The Chills - Kaleidoscope World - Albums - Reviews - Soundblab

The Chills - Kaleidoscope World

by Rob Taylor Rating:9 Release Date:2016-08-20
The re-issue market is rampant, so revisionism comes cheap these days. The Chills have definitely earned their status over time as one of the southern hemisphere’s foremost indie-pop groups. Their reputation globally wasn’t always so solidified. In fact, the influence of the Flying Nun Records enterprise was more insidious than insurgent. The music was slow in travelling across the Tasman Sea to Australia, let alone the northern hemisphere, and this was well after the kiwis had already recognised and celebrated the genius of the label’s melodious but fractious indie-pop.
One of the best books I’ve read about modern pop was Bob Stanley’s ‘The Story of Modern Pop’. Reference to The Chills ? Zip. Reference to Flying Nun Records ? Zip. Reference to New Zealand or Australia at all ? Well, point made.
Listening to this re-issue of Kaleidoscope World, expanded over time to 24 tracks from 1989’s original 8 tracks, is like condensing C86 down to the tracks that really count. Except that, where there are shared characteristics in the jangly guitars and [sometimes] beguiling melodies from that period in 1986, at the heart of the music of Martin Phillips lay a punk sensibility, a questing for the experimental reaches of pop. 
Listening to ‘Pink Frost’ again is like finally being awoken to the bridge that existed between Joy Division and The Smiths. ‘This Is The Way’ a look back at 1960s psych and garage pop, and ‘Don’t Even Know Her Name’ an indie hoedown, moving sharply and incisively between tuneless strings and melodious chorus.
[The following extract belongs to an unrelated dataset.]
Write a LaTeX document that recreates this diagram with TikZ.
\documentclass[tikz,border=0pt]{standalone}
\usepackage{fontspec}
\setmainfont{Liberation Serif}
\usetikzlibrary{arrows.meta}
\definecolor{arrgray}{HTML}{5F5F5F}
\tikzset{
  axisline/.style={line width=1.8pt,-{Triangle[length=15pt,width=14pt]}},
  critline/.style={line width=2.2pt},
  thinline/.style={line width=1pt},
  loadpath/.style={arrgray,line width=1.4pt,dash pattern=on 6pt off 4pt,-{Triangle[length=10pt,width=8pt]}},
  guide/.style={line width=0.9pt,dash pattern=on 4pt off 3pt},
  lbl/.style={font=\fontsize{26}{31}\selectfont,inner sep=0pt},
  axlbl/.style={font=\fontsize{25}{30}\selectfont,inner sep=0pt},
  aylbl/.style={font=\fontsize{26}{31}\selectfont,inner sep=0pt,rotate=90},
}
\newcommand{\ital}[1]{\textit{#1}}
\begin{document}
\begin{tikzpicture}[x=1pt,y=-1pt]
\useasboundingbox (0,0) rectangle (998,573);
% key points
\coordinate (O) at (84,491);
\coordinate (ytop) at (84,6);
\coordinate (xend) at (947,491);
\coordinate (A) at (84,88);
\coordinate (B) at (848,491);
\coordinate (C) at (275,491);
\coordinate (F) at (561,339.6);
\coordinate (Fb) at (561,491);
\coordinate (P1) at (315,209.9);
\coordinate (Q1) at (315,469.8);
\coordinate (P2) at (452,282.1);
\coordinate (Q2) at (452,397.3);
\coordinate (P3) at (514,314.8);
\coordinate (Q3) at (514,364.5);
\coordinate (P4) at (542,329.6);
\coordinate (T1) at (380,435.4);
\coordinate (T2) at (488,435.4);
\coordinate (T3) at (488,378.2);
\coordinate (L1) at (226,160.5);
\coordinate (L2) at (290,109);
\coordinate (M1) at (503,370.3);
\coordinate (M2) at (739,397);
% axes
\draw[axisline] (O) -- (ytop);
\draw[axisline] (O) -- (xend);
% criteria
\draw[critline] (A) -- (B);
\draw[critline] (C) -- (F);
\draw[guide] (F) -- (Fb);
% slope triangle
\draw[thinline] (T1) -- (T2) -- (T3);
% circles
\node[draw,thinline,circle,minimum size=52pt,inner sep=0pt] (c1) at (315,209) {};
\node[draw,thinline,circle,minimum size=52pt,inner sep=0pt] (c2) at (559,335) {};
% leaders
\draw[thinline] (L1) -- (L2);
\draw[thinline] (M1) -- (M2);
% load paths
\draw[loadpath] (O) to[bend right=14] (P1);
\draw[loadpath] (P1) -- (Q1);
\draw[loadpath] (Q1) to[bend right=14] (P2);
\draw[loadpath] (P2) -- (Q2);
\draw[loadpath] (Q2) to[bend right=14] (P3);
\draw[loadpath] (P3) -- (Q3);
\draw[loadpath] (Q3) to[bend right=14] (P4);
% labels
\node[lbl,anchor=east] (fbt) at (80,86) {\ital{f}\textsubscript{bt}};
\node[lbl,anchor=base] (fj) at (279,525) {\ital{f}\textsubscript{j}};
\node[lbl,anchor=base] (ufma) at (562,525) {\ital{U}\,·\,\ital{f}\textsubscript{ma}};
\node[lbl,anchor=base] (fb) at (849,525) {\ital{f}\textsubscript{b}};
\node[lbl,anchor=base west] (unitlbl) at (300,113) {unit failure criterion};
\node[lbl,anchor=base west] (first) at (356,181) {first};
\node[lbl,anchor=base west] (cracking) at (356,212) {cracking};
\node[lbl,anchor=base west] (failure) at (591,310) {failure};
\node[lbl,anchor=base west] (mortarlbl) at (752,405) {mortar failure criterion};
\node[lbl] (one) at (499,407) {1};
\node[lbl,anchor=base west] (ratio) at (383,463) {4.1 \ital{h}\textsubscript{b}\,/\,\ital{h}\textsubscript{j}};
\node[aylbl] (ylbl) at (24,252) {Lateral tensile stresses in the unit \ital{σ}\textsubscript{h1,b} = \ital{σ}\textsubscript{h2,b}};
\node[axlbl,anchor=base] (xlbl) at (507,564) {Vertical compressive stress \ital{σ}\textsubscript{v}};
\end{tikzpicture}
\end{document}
The whirling keyboard chords and strutting drums of ‘I Love My Leather Jacket’ play a devilish party tune beneath what could have been a straightforward pop song, were it not for those musical subtleties that turn a standard into something special. 
Martin Phillips is a restless songwriter, and Kaleidoscope World showcases this brilliantly, the band forever shifting away from the routineness of a fixed pop template, aided not only by Phillips’s brilliant and concise songwriting, but an obstinate desire to evolve. I keep reading that Martin Phillips never recovered the personal issues of decades past, but for me, last year's ‘Silver Bullets’ was a clear rebuttal of those assertions.  
The six extra tracks are on the re-issue are fantastic, particularly the two live tracks,  highlighting how invigorated Martin Phillips was in front of an adoring crowd. Along with 2013’s Somewhere Beautiful, an essential purchase.